Earnings per share (EPS) rose to $2.87, above estimates of roughly $2.26. The strong performance highlights that Alphabet’s key businesses, search advertising, cloud computing and investments in infrastructure, remain resilient even amid a challenging global tech environment.
Links to prior coverage show that their cloud growth and investment strategy have been under the microscope for some time. For example, earlier articles discussed how the company increased its capital-expenditure guidance and how cloud revenue had been a focus.
Alphabet’s third-quarter results stand out in several respects. The company achieved revenue of $102.3 billion, which represents about a 16% year-over-year increase and marks the first time the company has topped the $100 billion mark in a single quarter. On the earnings side, net income rose ~33% to nearly $35 billion. EPS came in at ~$2.87, significantly higher than the consensus estimate near $2.26.
Breaking it down by segment, the cloud business, Google Cloud (cloud & other services), delivered revenue of around $15.2 billion, up roughly 34% year-over-year. In the advertising business, the “Search & Other” category posted approximately $56.57 billion, growing about 14.5% year-over-year. Advertising revenue more broadly rose roughly 13-15% for the quarter.
On the stock reaction front, Alphabet’s shares rose about 5-6% after the earnings release, reflecting market approval of the results.
Several factors contributed to Alphabet’s stronger-than-expected quarter. First, its advertising business held up well. Despite concerns that newer entrants and generative-AI competitors might erode the dominance of Google Search, the company’s search-advertising revenue grew by roughly 14.5% year-over-year. YouTube advertising similarly showed robust growth, supported by increased engagement and higher ad spend from key clients.
Second, the cloud segment has emerged as a stronger pillar for the business. Google Cloud’s revenue growth of about 34% to $15.2 billion demonstrates that enterprise demand for computing infrastructure remains high, particularly as firms adopt more AI-based workloads. The backlog of committed cloud contracts has also been reported to be growing, which supports future revenue visibility.
Third, the company’s investment in data centres and AI infrastructure appears to be beginning to pay off in meaningful results. The elevated capital-expenditure guidance signals that Alphabet is prioritising future growth while maintaining its current operations. Earlier analyses pointed out that the company had increased its capex forecast (for example to ~$85 billion for the year) in order to support its cloud and AI ambitions.
For investors, the results provide multiple take-aways. The beat on both revenue and EPS helps restore confidence that Alphabet is not simply resting on its search dominance but actively growing new revenue engines. The stock’s jump of ≈5-6 % post-earnings reflects that sentiment. That said, several considerations remain.

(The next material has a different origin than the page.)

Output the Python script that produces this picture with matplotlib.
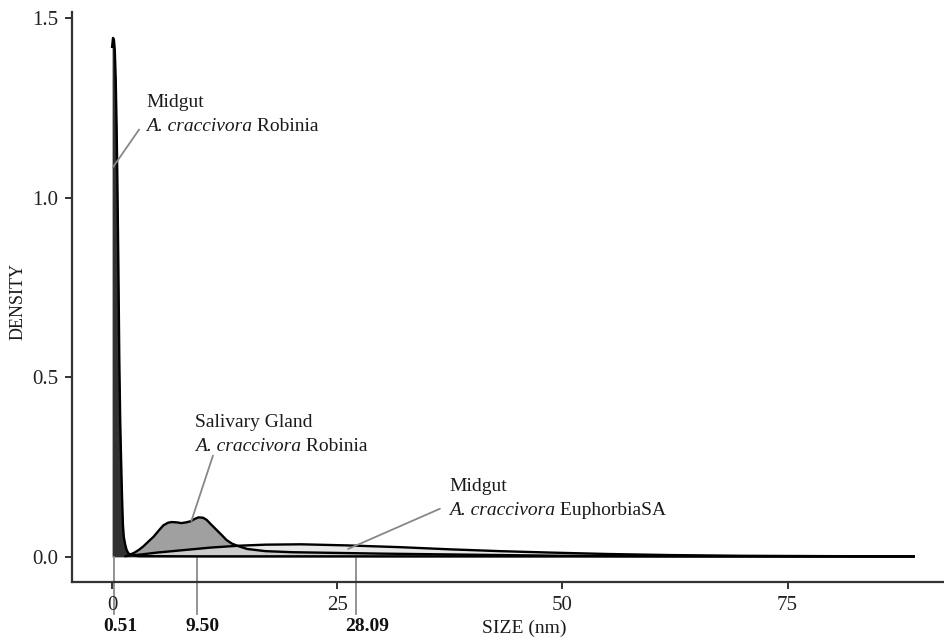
import matplotlib
matplotlib.use("Agg")
import matplotlib.pyplot as plt
import numpy as np

plt.rcParams['font.family'] = ['Liberation Serif', 'DejaVu Serif']

# density curves (SIZE in nm, DENSITY)
robinia_mg_x = [0, 0.1, 0.2, 0.3, 0.4, 0.5, 0.6, 0.7, 0.8, 0.9, 1.0, 1.1, 1.2, 1.3, 1.45,
                1.6, 1.8, 2.2, 3, 10, 30, 60, 89]
robinia_mg_y = [1.42, 1.445, 1.44, 1.41, 1.33, 1.20, 1.02, 0.80, 0.55, 0.38, 0.27, 0.17, 0.09,
                0.055, 0.035, 0.02, 0.01, 0.004, 0.002, 0.0015, 0.0015, 0.0015, 0.0015]

robinia_sg_x = [1.8, 2.5, 3.0, 3.5, 4.0, 4.6, 5.2, 5.7, 6.2, 6.6, 7.2, 7.7, 8.2, 8.7, 9.2,
                9.6, 10.1, 10.5, 11.0, 11.6, 12.2, 12.7, 13.3, 14.0, 15, 17, 20, 25, 30,
                40, 50, 60, 75, 89]
robinia_sg_y = [0.004, 0.012, 0.02, 0.03, 0.042, 0.056, 0.074, 0.088, 0.095, 0.097, 0.096,
                0.094, 0.096, 0.099, 0.106, 0.11, 0.109, 0.103, 0.09, 0.075, 0.06, 0.047,
                0.037, 0.03, 0.022, 0.016, 0.013, 0.011, 0.009, 0.006, 0.003, 0.002, 0.001,
                0.001]

euphorbia_mg_x = [1.5, 3, 5, 8, 11, 14, 17, 21, 26, 32, 37.5, 43, 48.6, 55, 62, 70, 80, 89]
euphorbia_mg_y = [0.002, 0.006, 0.012, 0.019, 0.026, 0.031, 0.034, 0.035, 0.032, 0.027, 0.021,
                  0.016, 0.012, 0.008, 0.005, 0.003, 0.002, 0.001]

# marker lines and their labels
mark_x = [0.25, 9.4, 27.1]
mark_labels = ['0.51', '9.50', '28.09']

x_ticks = [0, 25, 50, 75]
y_ticks = [0.0, 0.5, 1.0, 1.5]

fig = plt.figure(figsize=(9.44, 6.4), dpi=100)
ax = fig.add_axes([0.0763, 0.0906, 0.934, 0.8906])

curves = [
    (robinia_mg_x, robinia_mg_y, '#262626', 0.95),
    (robinia_sg_x, robinia_sg_y, '#8f8f8f', 0.85),
    (euphorbia_mg_x, euphorbia_mg_y, '#e0e0e0', 0.7),
]
for cx, cy, col, a in curves:
    ax.fill_between(cx, 0, cy, color=col, alpha=a, lw=0)
    ax.plot(cx, cy, color='black', lw=1.7, solid_joinstyle='round')

ax.set_xlim(-4.45, 93.45)
ax.set_ylim(-0.07, 1.517)
ax.set_xticks(x_ticks)
ax.set_yticks(y_ticks)
ax.set_yticklabels([f'{v:.1f}' for v in y_ticks])
for s in ['top', 'right']:
    ax.spines[s].set_visible(False)
for s in ['left', 'bottom']:
    ax.spines[s].set_linewidth(1.6)
    ax.spines[s].set_color('#333333')
ax.tick_params(direction='out', length=5, width=1.4, color='#333333',
               labelsize=15, labelcolor='#222222', pad=5)

ax.set_xlabel('SIZE (nm)', fontsize=14, color='#1a1a1a', va='center')
ax.xaxis.set_label_coords(0.5125, -0.081)
ax.set_ylabel('DENSITY', fontsize=13, color='#1a1a1a', va='center')
ax.yaxis.set_label_coords(-0.061, 0.493)

# vertical marker lines with bold labels below the axis
for mx, lab in zip(mark_x, mark_labels):
    ax.plot([mx, mx], [0, -0.16], color='#8a8a8a', lw=1.3, clip_on=False, zorder=1)
    ax.annotate(lab, xy=(mx, -0.195), xytext=(-8, 0), textcoords='offset points',
                ha='left', va='center', fontsize=14, fontweight='bold',
                color='#111111', annotation_clip=False)


def label(x, y, top, ital, rest, start, end):
    ax.text(x, y + 0.066, top, fontsize=14, color='#1a1a1a', va='baseline', ha='left')
    t = ax.text(x, y, ital, fontsize=14, style='italic', color='#1a1a1a',
                va='baseline', ha='left')
    ax.annotate(rest, xy=(1, 0), xycoords=t, va='bottom', ha='left',
                fontsize=14, color='#1a1a1a')
    ax.annotate('', xy=end, xytext=start,
                arrowprops=dict(arrowstyle='-', color='#888888', lw=1.3,
                                shrinkA=0, shrinkB=0))


label(3.8, 1.186, 'Midgut', 'A. craccivora', ' Robinia', (3.0, 1.19), (0.1, 1.085))
label(9.2, 0.295, 'Salivary Gland', 'A. craccivora', ' Robinia', (11.2, 0.282), (8.8, 0.10))
label(37.4, 0.117, 'Midgut', 'A. craccivora', ' EuphorbiaSA', (36.4, 0.134), (26.2, 0.022))

fig.savefig('out.png', dpi=100)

One key factor is margins. While revenue growth is strong, the cloud business typically has lower margins than the core advertising business. Alphabet’s willingness to commit to higher capital expenditure (capex) means investors must believe that the return on those investments will be sufficient over time.
Another factor is competition and regulatory risk. Alphabet’s core advertising business continues to face challenges from rising ad-spend alternatives and from regulatory scrutiny, particularly in search. Ensuring that its search and YouTube businesses maintain growth momentum remains important.
The strong Q3 results from Alphabet carry significance beyond just the numbers. They show that major tech firms can still deliver double-digit growth in a period of uncertainty. For Alphabet, the milestone of topping $100 billion in revenue for a quarter marks a symbolic moment: the company is operating at a scale few can challenge.
Strategically, the results suggest that the firm’s approach, continuing to strengthen its core advertising business while aggressively building cloud and AI infrastructure, is gaining traction. This dual focus helps reduce dependence on any single business line and positions the company to benefit from multiple growth vectors.
In conclusion, while risks remain (heavy spending, competition, regulation), Alphabet’s Q3 result gives it a runway. For investors and industry watchers alike, the key will now be sustaining growth, improving margins in newer segments, and proving that the investment today will yield returns tomorrow. The quarter provides a strong data point in support of that narrative.